In other words, the third party needs to be totally integrated into the family office.
Conclusion and Best Practices
Protecting the attorney-client privilege is important for a family office and the family members it serves. It enables the family office and family members to have open and candid discussions with their legal counsel about sensitive matters. Maintaining privilege in the family office context can be challenging, however. Below is a non-exhaustive list of suggestions to help each family office minimize the risk that the attorney-client privilege will be inadvertently waived:
- Mark communications with counsel about legal matters relating to the family office or a family member with a legend such as “Attorney-Client Privileged/Highly Confidential.” The use of such a legend won’t guarantee that the privilege will apply, but it may serve to remind family members and family office employees of the importance of the attorney-client privilege and the need to consider the implications before communicating in writing about sensitive matters.
- Avoid using text messages, personal emails or personal devices when communicating with legal counsel or about legal advice. Use business email addresses and business devices only, if possible. Take reasonable precautions to restrict access to attorney-client emails.
- State in email communications that you are requesting legal advice.
- Segregate business information from legal advice in each communication, or document business advice in separate communications.
- Limit legal communications to a “need to know” group, and do not forward emails regarding legal matters to outsiders. The need-to-know group should be strictly limited to those individuals who are clients (keeping in mind whether the client in each situation is a family member or the family office), agents of the clients with indispensable information or an individual who is the functional equivalent of an employee who has extensive continuing involvement in the subject matter of the legal advice.
- Discuss legal matters in person or by telephone rather than in written communications, especially emails, when possible.
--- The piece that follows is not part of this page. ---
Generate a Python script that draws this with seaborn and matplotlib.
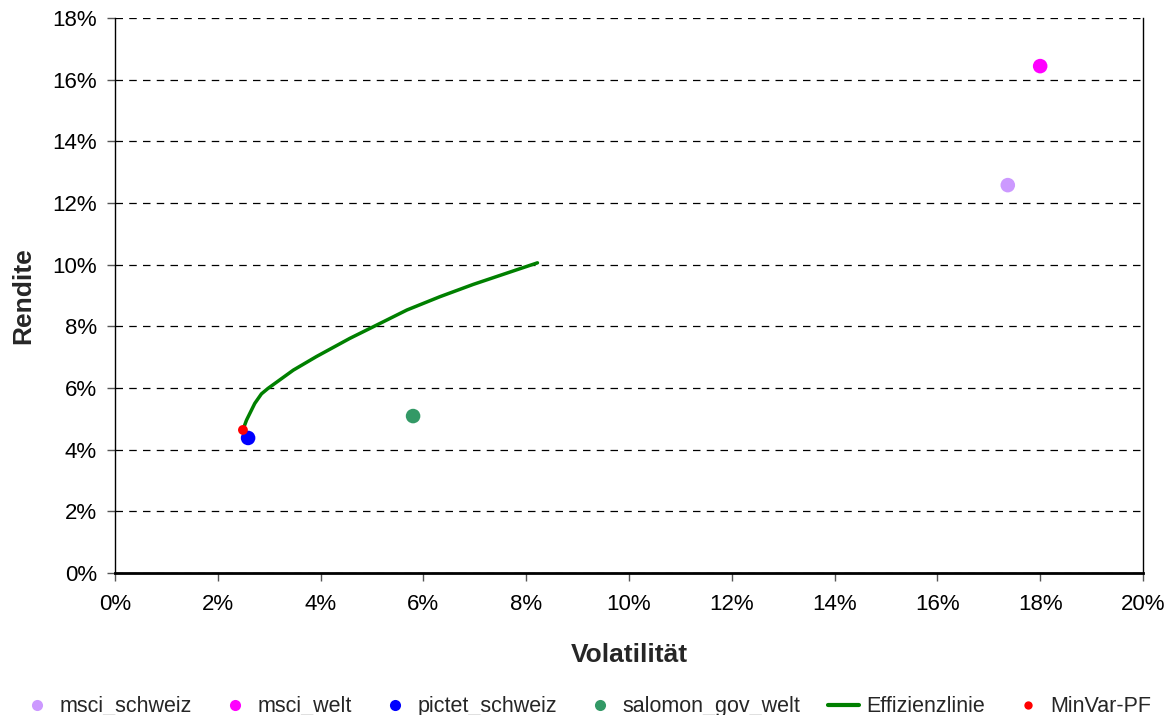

- Use Kovel letters where appropriate, and have outside counsel retain and communicate with experts and consultants during litigation to the extent possible.
- Make sure family members and employees in the family office are aware of the family office protocols regarding communications relating to legal matters.
Given that family office structures vary greatly, each family office’s particular organizational structure and operation should be reviewed in order to determine what steps it should take to protect the attorney-client privilege in its unique situation.